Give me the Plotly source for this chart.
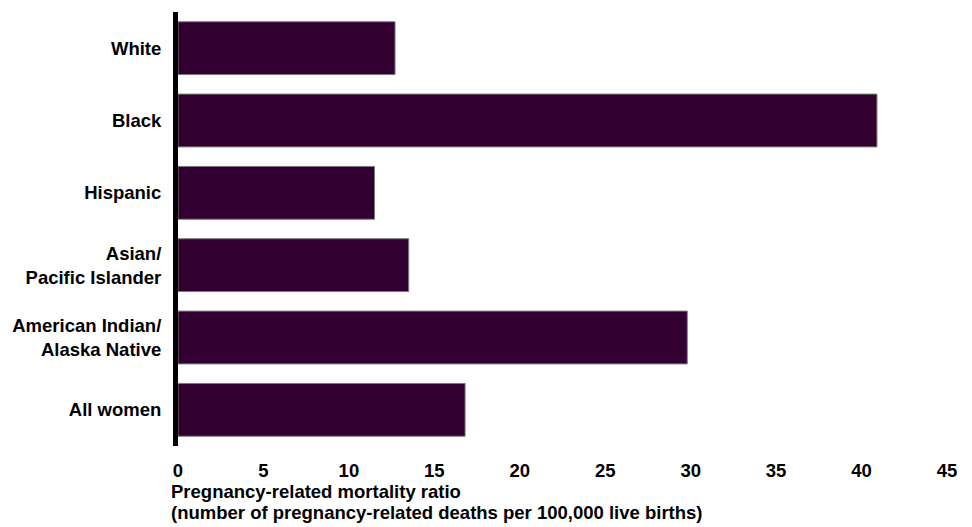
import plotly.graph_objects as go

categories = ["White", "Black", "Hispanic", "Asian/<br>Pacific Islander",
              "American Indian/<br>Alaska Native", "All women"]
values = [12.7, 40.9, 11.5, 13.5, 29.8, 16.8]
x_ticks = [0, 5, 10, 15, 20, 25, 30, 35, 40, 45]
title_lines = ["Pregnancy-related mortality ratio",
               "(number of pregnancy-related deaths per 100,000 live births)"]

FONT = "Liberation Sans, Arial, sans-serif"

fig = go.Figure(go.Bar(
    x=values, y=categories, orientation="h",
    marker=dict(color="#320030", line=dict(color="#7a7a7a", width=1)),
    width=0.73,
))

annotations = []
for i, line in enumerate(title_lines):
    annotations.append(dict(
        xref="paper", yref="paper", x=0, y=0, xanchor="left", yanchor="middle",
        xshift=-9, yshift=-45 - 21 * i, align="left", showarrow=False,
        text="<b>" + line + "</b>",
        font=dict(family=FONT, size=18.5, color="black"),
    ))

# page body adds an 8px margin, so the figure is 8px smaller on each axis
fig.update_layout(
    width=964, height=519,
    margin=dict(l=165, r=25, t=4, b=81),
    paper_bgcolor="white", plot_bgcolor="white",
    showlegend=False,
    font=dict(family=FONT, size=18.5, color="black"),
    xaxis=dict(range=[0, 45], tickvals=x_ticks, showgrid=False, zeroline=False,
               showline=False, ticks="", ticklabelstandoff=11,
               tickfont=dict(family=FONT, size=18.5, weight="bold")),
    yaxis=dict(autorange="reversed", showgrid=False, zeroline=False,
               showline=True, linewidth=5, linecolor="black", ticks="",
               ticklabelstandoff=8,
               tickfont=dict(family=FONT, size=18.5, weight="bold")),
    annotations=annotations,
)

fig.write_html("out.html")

^^^^^^^^

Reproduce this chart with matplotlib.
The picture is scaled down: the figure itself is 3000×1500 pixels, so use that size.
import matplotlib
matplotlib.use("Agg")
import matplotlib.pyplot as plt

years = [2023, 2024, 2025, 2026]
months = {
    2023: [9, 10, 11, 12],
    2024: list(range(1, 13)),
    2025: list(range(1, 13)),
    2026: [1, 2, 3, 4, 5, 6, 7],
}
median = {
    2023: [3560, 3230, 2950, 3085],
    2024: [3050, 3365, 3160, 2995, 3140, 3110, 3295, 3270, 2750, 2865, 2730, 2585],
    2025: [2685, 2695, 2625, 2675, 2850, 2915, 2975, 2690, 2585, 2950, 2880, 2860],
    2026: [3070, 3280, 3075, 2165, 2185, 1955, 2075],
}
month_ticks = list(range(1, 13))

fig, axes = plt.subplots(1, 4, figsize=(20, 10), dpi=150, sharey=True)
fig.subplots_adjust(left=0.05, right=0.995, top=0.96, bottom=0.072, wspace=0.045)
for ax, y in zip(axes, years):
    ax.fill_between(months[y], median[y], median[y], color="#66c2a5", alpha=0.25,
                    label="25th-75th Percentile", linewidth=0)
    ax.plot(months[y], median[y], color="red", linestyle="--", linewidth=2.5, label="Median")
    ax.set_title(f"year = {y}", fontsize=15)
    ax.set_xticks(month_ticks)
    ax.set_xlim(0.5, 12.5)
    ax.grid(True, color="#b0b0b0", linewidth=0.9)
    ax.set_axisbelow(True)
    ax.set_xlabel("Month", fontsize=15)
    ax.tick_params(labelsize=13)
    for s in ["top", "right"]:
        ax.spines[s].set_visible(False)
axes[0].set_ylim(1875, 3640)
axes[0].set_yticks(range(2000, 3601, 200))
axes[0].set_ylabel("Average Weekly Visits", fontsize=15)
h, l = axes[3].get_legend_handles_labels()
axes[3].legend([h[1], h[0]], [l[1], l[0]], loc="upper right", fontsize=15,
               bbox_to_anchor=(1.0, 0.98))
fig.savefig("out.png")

^^^^^^^^

§ EXERCISE DESCRIPTION:
Among the entries above, find the line with "Reproduce this chart with matplotlib." and the line with "month_ticks = list(range(1, 13))"; give again exactly these two lines and all lines between them.

§ REPLY:
Reproduce this chart with matplotlib.
The picture is scaled down: the figure itself is 3000×1500 pixels, so use that size.
import matplotlib
matplotlib.use("Agg")
import matplotlib.pyplot as plt

years = [2023, 2024, 2025, 2026]
months = {
    2023: [9, 10, 11, 12],
    2024: list(range(1, 13)),
    2025: list(range(1, 13)),
    2026: [1, 2, 3, 4, 5, 6, 7],
}
median = {
    2023: [3560, 3230, 2950, 3085],
    2024: [3050, 3365, 3160, 2995, 3140, 3110, 3295, 3270, 2750, 2865, 2730, 2585],
    2025: [2685, 2695, 2625, 2675, 2850, 2915, 2975, 2690, 2585, 2950, 2880, 2860],
    2026: [3070, 3280, 3075, 2165, 2185, 1955, 2075],
}
month_ticks = list(range(1, 13))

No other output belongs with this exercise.